── GIVEN MATERIAL

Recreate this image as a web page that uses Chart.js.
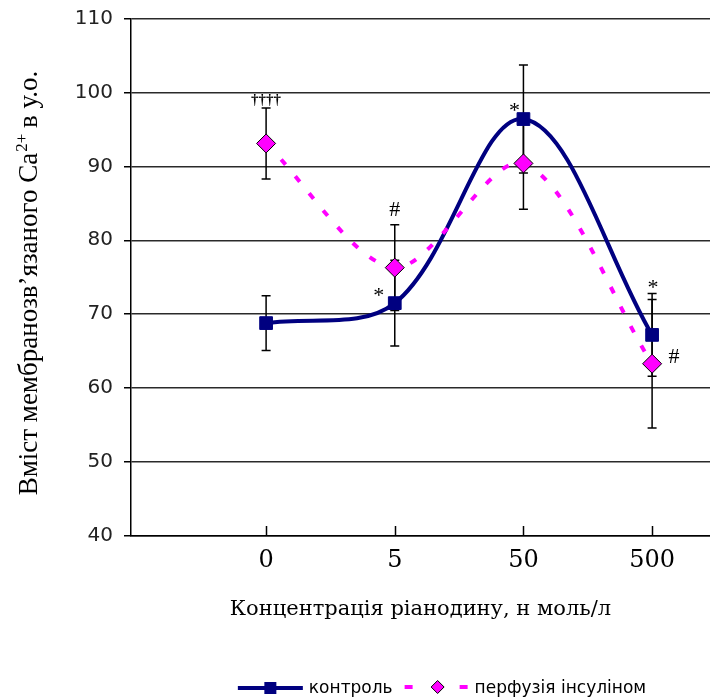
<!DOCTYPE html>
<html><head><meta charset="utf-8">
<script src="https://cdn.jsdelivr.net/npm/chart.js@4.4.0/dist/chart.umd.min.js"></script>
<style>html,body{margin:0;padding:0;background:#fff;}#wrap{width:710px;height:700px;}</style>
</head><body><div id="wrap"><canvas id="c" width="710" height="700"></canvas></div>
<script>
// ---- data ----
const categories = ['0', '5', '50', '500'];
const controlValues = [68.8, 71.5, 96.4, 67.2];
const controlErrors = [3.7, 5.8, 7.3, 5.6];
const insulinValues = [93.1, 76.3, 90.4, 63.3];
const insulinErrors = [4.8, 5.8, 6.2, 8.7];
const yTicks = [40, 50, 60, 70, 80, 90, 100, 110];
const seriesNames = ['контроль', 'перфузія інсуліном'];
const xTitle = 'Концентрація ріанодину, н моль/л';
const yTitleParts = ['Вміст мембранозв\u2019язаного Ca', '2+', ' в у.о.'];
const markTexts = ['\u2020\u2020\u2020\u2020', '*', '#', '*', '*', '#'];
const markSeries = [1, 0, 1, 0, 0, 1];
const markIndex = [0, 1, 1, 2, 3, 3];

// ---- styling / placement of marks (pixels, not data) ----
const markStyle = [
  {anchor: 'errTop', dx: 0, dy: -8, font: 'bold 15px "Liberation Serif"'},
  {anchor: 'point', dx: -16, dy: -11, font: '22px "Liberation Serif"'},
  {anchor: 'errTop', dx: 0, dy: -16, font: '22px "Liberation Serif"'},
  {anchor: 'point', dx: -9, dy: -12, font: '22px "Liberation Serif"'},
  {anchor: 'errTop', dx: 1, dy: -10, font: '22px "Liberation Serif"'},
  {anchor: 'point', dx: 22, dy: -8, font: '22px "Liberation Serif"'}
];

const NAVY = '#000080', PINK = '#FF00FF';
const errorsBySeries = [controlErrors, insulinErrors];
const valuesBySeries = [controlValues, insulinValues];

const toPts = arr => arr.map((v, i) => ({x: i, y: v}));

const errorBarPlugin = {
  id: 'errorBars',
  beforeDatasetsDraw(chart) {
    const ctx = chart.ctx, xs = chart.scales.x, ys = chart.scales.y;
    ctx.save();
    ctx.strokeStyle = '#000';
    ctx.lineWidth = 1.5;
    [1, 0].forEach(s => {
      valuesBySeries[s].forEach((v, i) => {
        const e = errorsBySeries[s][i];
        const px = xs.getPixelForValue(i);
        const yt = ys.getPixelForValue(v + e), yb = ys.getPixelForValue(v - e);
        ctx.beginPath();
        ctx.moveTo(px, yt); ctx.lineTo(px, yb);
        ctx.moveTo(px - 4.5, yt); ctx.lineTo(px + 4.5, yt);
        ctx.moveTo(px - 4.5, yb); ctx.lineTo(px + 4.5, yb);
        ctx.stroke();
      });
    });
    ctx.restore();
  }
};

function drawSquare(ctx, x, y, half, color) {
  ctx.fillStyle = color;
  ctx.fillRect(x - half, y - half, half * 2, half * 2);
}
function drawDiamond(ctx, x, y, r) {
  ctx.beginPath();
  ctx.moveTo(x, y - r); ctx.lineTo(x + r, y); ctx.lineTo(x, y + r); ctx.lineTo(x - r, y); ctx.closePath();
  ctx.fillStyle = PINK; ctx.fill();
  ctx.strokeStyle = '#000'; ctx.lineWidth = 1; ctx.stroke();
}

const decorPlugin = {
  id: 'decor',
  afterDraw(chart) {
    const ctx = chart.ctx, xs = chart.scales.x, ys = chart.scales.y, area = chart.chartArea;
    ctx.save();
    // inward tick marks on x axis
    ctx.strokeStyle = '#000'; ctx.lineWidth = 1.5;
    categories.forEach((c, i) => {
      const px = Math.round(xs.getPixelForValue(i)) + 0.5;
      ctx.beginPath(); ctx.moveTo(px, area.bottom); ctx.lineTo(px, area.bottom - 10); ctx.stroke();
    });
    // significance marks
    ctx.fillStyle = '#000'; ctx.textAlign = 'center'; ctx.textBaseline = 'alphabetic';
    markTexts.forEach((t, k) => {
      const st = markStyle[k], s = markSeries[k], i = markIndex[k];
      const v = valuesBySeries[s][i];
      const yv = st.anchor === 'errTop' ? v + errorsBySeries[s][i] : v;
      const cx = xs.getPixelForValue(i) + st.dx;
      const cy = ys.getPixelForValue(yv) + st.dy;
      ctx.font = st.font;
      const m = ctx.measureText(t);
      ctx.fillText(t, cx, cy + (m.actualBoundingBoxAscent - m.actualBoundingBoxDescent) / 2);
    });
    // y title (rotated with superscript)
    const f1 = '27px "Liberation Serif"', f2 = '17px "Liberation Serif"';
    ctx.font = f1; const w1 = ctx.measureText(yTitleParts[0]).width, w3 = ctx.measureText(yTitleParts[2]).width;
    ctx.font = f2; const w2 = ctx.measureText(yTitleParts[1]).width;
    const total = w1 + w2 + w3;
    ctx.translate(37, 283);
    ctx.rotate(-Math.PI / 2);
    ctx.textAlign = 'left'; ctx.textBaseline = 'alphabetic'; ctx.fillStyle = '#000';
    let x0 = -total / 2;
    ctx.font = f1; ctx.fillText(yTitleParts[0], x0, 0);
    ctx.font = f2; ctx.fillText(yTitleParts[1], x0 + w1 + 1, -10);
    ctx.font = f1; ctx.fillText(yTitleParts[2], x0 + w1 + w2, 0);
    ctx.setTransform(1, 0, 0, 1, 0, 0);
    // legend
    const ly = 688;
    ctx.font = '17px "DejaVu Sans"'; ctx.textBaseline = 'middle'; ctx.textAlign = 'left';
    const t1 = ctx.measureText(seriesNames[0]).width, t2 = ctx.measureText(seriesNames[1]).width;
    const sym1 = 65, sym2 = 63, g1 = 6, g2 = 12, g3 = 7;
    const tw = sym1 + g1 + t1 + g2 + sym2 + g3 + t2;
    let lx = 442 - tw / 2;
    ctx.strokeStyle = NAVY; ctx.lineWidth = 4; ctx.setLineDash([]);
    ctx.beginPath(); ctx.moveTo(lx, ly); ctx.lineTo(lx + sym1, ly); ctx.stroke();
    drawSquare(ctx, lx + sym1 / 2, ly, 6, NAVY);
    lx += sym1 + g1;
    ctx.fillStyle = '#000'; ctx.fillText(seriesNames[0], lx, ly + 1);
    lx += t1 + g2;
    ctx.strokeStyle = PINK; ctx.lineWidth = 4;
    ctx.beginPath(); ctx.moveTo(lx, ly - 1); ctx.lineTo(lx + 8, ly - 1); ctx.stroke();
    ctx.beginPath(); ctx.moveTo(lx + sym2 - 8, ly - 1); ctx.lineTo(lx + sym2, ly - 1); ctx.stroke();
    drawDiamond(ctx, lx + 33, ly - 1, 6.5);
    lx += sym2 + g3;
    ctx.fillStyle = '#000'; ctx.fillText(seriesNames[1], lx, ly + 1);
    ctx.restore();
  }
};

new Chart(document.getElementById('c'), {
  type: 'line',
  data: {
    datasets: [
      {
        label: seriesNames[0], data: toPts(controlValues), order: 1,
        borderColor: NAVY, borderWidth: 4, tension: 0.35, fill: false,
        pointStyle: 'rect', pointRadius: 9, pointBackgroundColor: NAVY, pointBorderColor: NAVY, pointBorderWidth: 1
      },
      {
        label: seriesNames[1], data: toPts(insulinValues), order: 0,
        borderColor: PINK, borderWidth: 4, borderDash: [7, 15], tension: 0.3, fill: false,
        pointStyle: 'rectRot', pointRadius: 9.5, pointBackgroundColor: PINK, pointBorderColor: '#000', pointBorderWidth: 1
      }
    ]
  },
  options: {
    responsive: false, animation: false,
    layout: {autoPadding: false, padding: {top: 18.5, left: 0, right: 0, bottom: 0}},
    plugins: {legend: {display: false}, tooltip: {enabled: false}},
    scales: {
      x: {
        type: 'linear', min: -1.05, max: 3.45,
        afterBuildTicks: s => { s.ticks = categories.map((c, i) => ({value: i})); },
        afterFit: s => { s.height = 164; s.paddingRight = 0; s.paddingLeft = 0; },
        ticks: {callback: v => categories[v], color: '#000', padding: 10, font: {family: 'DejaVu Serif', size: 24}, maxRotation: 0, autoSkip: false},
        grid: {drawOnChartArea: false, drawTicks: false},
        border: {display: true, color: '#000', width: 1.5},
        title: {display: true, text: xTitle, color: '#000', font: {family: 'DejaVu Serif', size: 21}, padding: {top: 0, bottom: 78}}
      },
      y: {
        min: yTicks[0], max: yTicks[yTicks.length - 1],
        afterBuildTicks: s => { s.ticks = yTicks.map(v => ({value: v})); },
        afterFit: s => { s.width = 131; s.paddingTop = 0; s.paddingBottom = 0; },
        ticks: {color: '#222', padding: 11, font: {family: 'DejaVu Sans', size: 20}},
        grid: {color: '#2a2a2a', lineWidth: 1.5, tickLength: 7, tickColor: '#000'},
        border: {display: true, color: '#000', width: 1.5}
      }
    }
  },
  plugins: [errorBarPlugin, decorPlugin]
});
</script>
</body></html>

────

Write out nothing but the lines from the start of the data through the line with "const markIndex = [0, 1, 1, 2, 3, 3];". Leave out the pictures.

▶ _RESPONSE TO THE TASK_
Recreate this image as a web page that uses Chart.js.
<!DOCTYPE html>
<html><head><meta charset="utf-8">
<script src="https://cdn.jsdelivr.net/npm/chart.js@4.4.0/dist/chart.umd.min.js"></script>
<style>html,body{margin:0;padding:0;background:#fff;}#wrap{width:710px;height:700px;}</style>
</head><body><div id="wrap"><canvas id="c" width="710" height="700"></canvas></div>
<script>
// ---- data ----
const categories = ['0', '5', '50', '500'];
const controlValues = [68.8, 71.5, 96.4, 67.2];
const controlErrors = [3.7, 5.8, 7.3, 5.6];
const insulinValues = [93.1, 76.3, 90.4, 63.3];
const insulinErrors = [4.8, 5.8, 6.2, 8.7];
const yTicks = [40, 50, 60, 70, 80, 90, 100, 110];
const seriesNames = ['контроль', 'перфузія інсуліном'];
const xTitle = 'Концентрація ріанодину, н моль/л';
const yTitleParts = ['Вміст мембранозв\u2019язаного Ca', '2+', ' в у.о.'];
const markTexts = ['\u2020\u2020\u2020\u2020', '*', '#', '*', '*', '#'];
const markSeries = [1, 0, 1, 0, 0, 1];
const markIndex = [0, 1, 1, 2, 3, 3];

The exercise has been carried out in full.